In both woods, it lasts the same relative length vs. O1 (and O1 has to be relatively high hardness for the proportion above). I'd guess LV's O1 irons lose about 10-15% of their edge life due to their softness vs. hock. If the two are 5 points apart by chance given their specs, it may be more like 20%.

(the wear strip on these irons is due to the cap iron deflecting the shaving upward after the wear area - it would be less well defined without a cap iron set closely).

For visual reference, this is A2 sharpened with 1 micron diamonds:

I can't find a picture of the O1 fresh, but they all look the same. Here's japanese blue steel:

subjectively, V11 is slicker through the cut (and feels sharper), I'm guessing due to the chromium in it. V11 performed so well in these tests that made a bunch of irons out of the same steel as it is and used them for a while (mine last about the same amount of time as LV's, which isn't a surprise). But O1 wears more uniformly and takes half the effort to sharpen (and if nicking is an issue, it grinds at least twice as fast with less heat) - ultimately, I find it a little bit more practical. If nicking occurs due to dirt or silica or whatever else (pin knots that have stuff in them), the abrasion resistance of the alloyed iron works against you and you more often go back to work with an iron that still has nicks in it.

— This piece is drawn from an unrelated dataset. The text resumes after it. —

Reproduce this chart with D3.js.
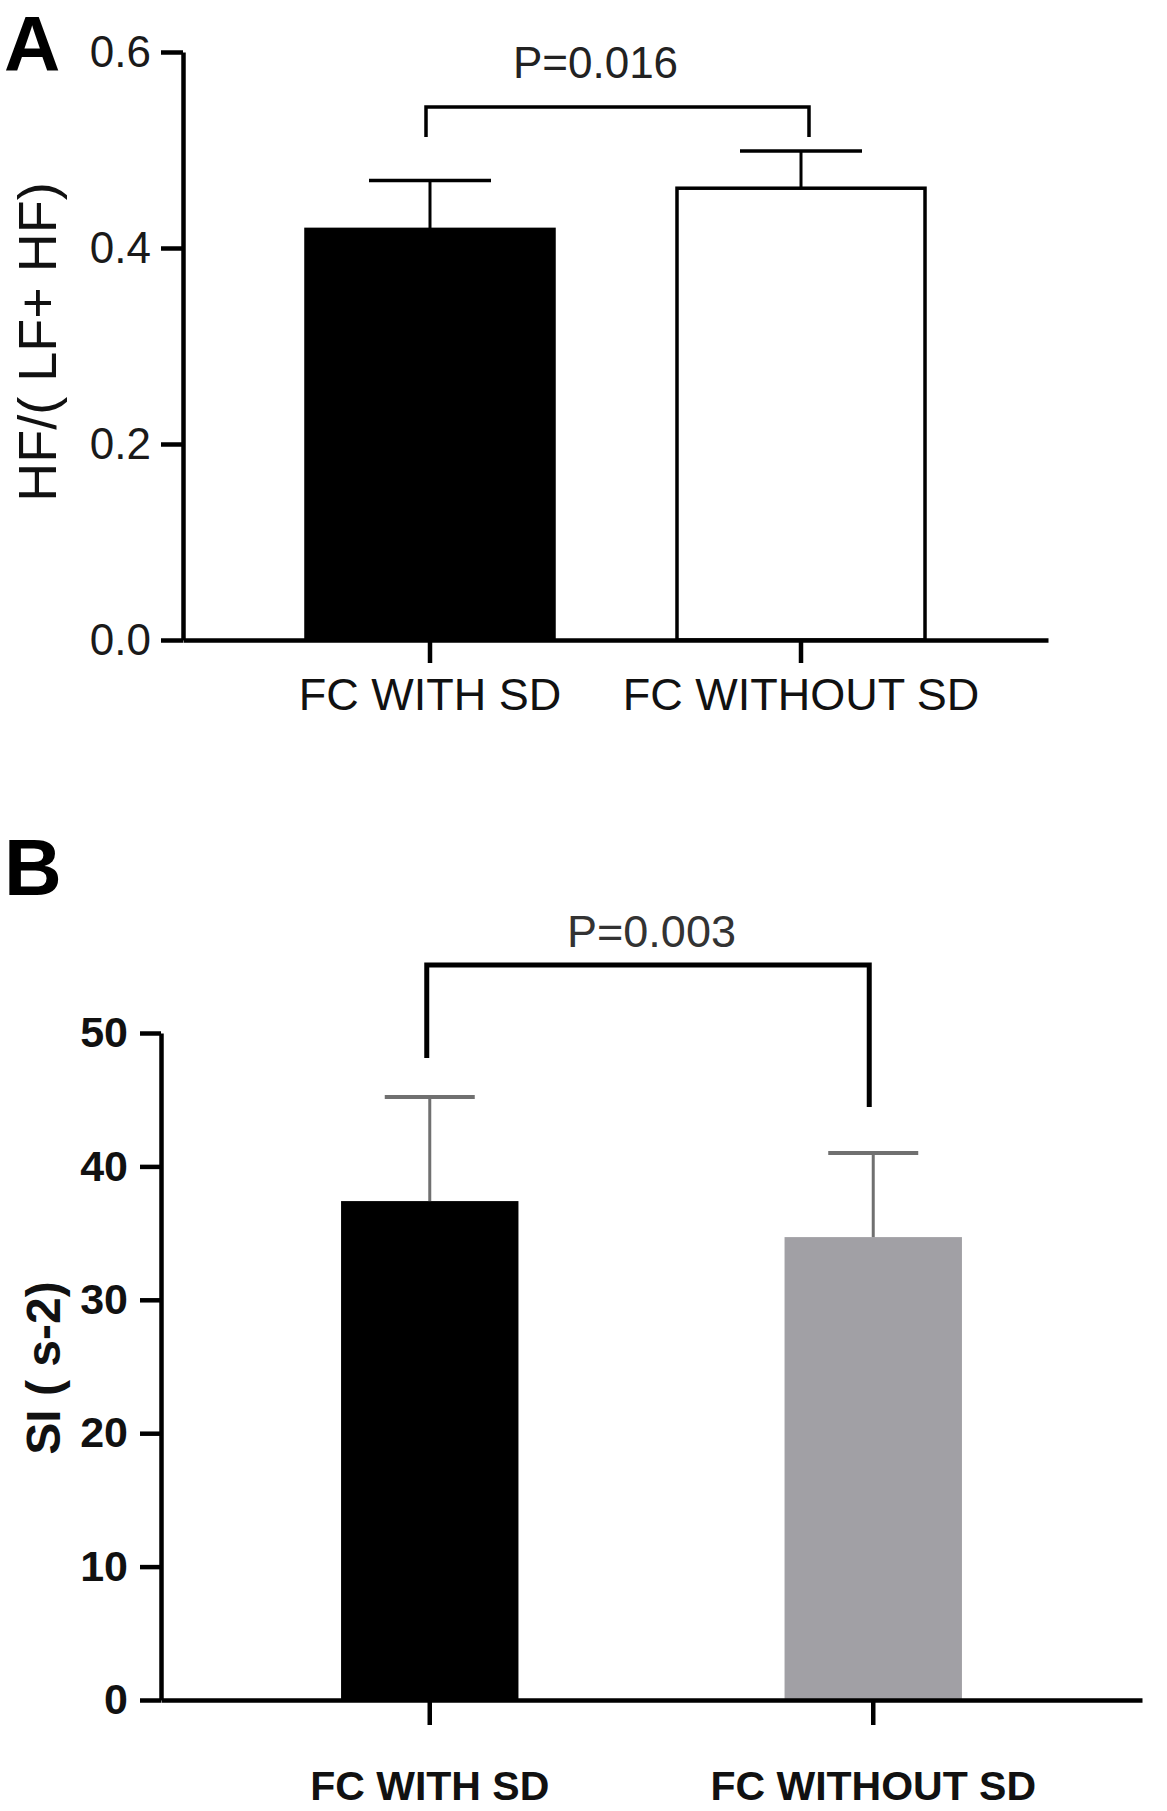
<!DOCTYPE html>
<html>
<head>
<meta charset="utf-8">
<script src="https://cdnjs.cloudflare.com/ajax/libs/d3/7.8.5/d3.min.js"></script>
<style>
  body { margin: 0; background: #fff; }
  text { font-family: "Liberation Sans", Arial, sans-serif; }
</style>
</head>
<body>
<div id="chart"></div>
<script>
// panel A: HF/(LF+HF)
var catsA = ["FC WITH SD", "FC WITHOUT SD"];
var meanA = [0.419, 0.461];
var sdA = [0.050, 0.038];
var ticksA = [0.0, 0.2, 0.4, 0.6];
var pA = "P=0.016";

// panel B: SI (s-2)
var catsB = ["FC WITH SD", "FC WITHOUT SD"];
var meanB = [37.4, 34.7];
var sdB = [7.8, 6.3];
var ticksB = [0, 10, 20, 30, 40, 50];
var pB = "P=0.003";

var svg = d3.select("#chart").append("svg")
  .attr("width", 1167)
  .attr("height", 1811);

// ---------- A ----------
var xA = d3.scaleBand().domain(catsA).range([183, 1048]).padding(0.3315);
var yA = d3.scaleLinear().domain([0, 0.6]).range([640, 52]);

svg.append("text").attr("x", 4).attr("y", 71)
  .attr("font-size", 78).attr("font-weight", "bold").text("A");

var gA = svg.append("g");

gA.selectAll("rect.bar")
  .data(catsA)
  .enter().append("rect")
  .attr("class", "bar")
  .attr("x", function(d){ return xA(d); })
  .attr("y", function(d, i){ return yA(meanA[i]); })
  .attr("width", xA.bandwidth())
  .attr("height", function(d, i){ return yA(0) - yA(meanA[i]); })
  .attr("fill", function(d, i){ return i == 0 ? "#000" : "#fff"; })
  .attr("stroke", "#000")
  .attr("stroke-width", 3.5);

var errA = gA.selectAll("g.err").data(catsA).enter().append("g");
errA.append("line")
  .attr("x1", function(d){ return xA(d) + xA.bandwidth() / 2; })
  .attr("x2", function(d){ return xA(d) + xA.bandwidth() / 2; })
  .attr("y1", function(d, i){ return yA(meanA[i]); })
  .attr("y2", function(d, i){ return yA(meanA[i] + sdA[i]); })
  .attr("stroke", "#000").attr("stroke-width", 3);
errA.append("line")
  .attr("x1", function(d){ return xA(d) + xA.bandwidth() / 2 - 61; })
  .attr("x2", function(d){ return xA(d) + xA.bandwidth() / 2 + 61; })
  .attr("y1", function(d, i){ return yA(meanA[i] + sdA[i]); })
  .attr("y2", function(d, i){ return yA(meanA[i] + sdA[i]); })
  .attr("stroke", "#000").attr("stroke-width", 3.5);

var axLA = gA.append("g").attr("transform", "translate(183,0)")
  .call(d3.axisLeft(yA).tickValues(ticksA).tickSize(22).tickSizeOuter(0).tickPadding(10)
    .tickFormat(d3.format(".1f")));
var axBA = gA.append("g").attr("transform", "translate(0,640)")
  .call(d3.axisBottom(xA).tickSize(23).tickSizeOuter(0).tickPadding(15));

axLA.selectAll("text").attr("font-size", 44).attr("fill", "#1a1a1a")
  .attr("font-family", "Liberation Sans, Arial, sans-serif");
axBA.selectAll("text").attr("font-size", 45).attr("fill", "#111")
  .attr("font-family", "Liberation Sans, Arial, sans-serif");
gA.selectAll(".domain, .tick line").attr("stroke", "#000").attr("stroke-width", 4.5);

svg.append("text")
  .attr("transform", "translate(56,342) rotate(-90)")
  .attr("text-anchor", "middle")
  .attr("font-size", 54).attr("fill", "#111")
  .text("HF/( LF+ HF)");

// significance bracket A
var cA = catsA.map(function(d){ return xA(d) + xA.bandwidth() / 2; });
gA.append("path")
  .attr("d", d3.line()([[cA[0] - 4, 137], [cA[0] - 4, 107], [cA[1] + 8, 107], [cA[1] + 8, 137]]))
  .attr("fill", "none").attr("stroke", "#000").attr("stroke-width", 3.5);
gA.append("text")
  .attr("x", (cA[0] + cA[1]) / 2 - 20).attr("y", 78)
  .attr("text-anchor", "middle").attr("font-size", 44).attr("fill", "#222")
  .text(pA);

// ---------- B ----------
var xB = d3.scaleBand().domain(catsB).range([161, 1142]).paddingInner(0.6).paddingOuter(0.406);
var yB = d3.scaleLinear().domain([0, 50]).range([1700, 1033]);

svg.append("text").attr("x", 4).attr("y", 895)
  .attr("font-size", 80).attr("font-weight", "bold").text("B");

var gB = svg.append("g");

gB.selectAll("rect.bar")
  .data(catsB)
  .enter().append("rect")
  .attr("class", "bar")
  .attr("x", function(d){ return xB(d); })
  .attr("y", function(d, i){ return yB(meanB[i]); })
  .attr("width", xB.bandwidth())
  .attr("height", function(d, i){ return yB(0) - yB(meanB[i]); })
  .attr("fill", function(d, i){ return i == 0 ? "#000" : "#a1a0a5"; });

var errB = gB.selectAll("g.err").data(catsB).enter().append("g");
errB.append("line")
  .attr("x1", function(d){ return xB(d) + xB.bandwidth() / 2; })
  .attr("x2", function(d){ return xB(d) + xB.bandwidth() / 2; })
  .attr("y1", function(d, i){ return yB(meanB[i]); })
  .attr("y2", function(d, i){ return yB(meanB[i] + sdB[i]); })
  .attr("stroke", "#707070").attr("stroke-width", 3);
errB.append("line")
  .attr("x1", function(d){ return xB(d) + xB.bandwidth() / 2 - 45; })
  .attr("x2", function(d){ return xB(d) + xB.bandwidth() / 2 + 45; })
  .attr("y1", function(d, i){ return yB(meanB[i] + sdB[i]); })
  .attr("y2", function(d, i){ return yB(meanB[i] + sdB[i]); })
  .attr("stroke", "#707070").attr("stroke-width", 4);

var axLB = gB.append("g").attr("transform", "translate(161,0)")
  .call(d3.axisLeft(yB).tickValues(ticksB).tickSize(21).tickSizeOuter(0).tickPadding(12));
var axBB = gB.append("g").attr("transform", "translate(0,1700)")
  .call(d3.axisBottom(xB).tickSize(25).tickSizeOuter(0).tickPadding(46));

axLB.selectAll("text").attr("font-size", 43).attr("font-weight", "bold").attr("fill", "#111")
  .attr("font-family", "Liberation Sans, Arial, sans-serif");
axBB.selectAll("text").attr("font-size", 41).attr("font-weight", "bold").attr("fill", "#111")
  .attr("font-family", "Liberation Sans, Arial, sans-serif");
gB.selectAll(".domain, .tick line").attr("stroke", "#000").attr("stroke-width", 4.5);

svg.append("text")
  .attr("transform", "translate(60,1368) rotate(-90)")
  .attr("text-anchor", "middle")
  .attr("font-size", 48).attr("font-weight", "bold").attr("fill", "#111")
  .text("SI ( s-2)");

// significance bracket B
var cB = catsB.map(function(d){ return xB(d) + xB.bandwidth() / 2; });
gB.append("path")
  .attr("d", d3.line()([[cB[0] - 3, 1058], [cB[0] - 3, 965], [cB[1] - 4, 965], [cB[1] - 4, 1107]]))
  .attr("fill", "none").attr("stroke", "#000").attr("stroke-width", 5);
gB.append("text")
  .attr("x", (cB[0] + cB[1]) / 2).attr("y", 947)
  .attr("text-anchor", "middle").attr("font-size", 45).attr("fill", "#333")
  .text(pB);
</script>
</body>
</html>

There is definitely (without regard to alloy) a case for good irons when they're harder to take a better initial edge, and the same may be true for some of the wear resistant types. The edge will be better off of V11 when using a washita (it barely cuts it) and the surface brighter vs. hock O1, or any O1. A2 is out in that comparison because it hates Washita stones and some of the carbides get pulled out resulting in a dullish ragged edge from the start.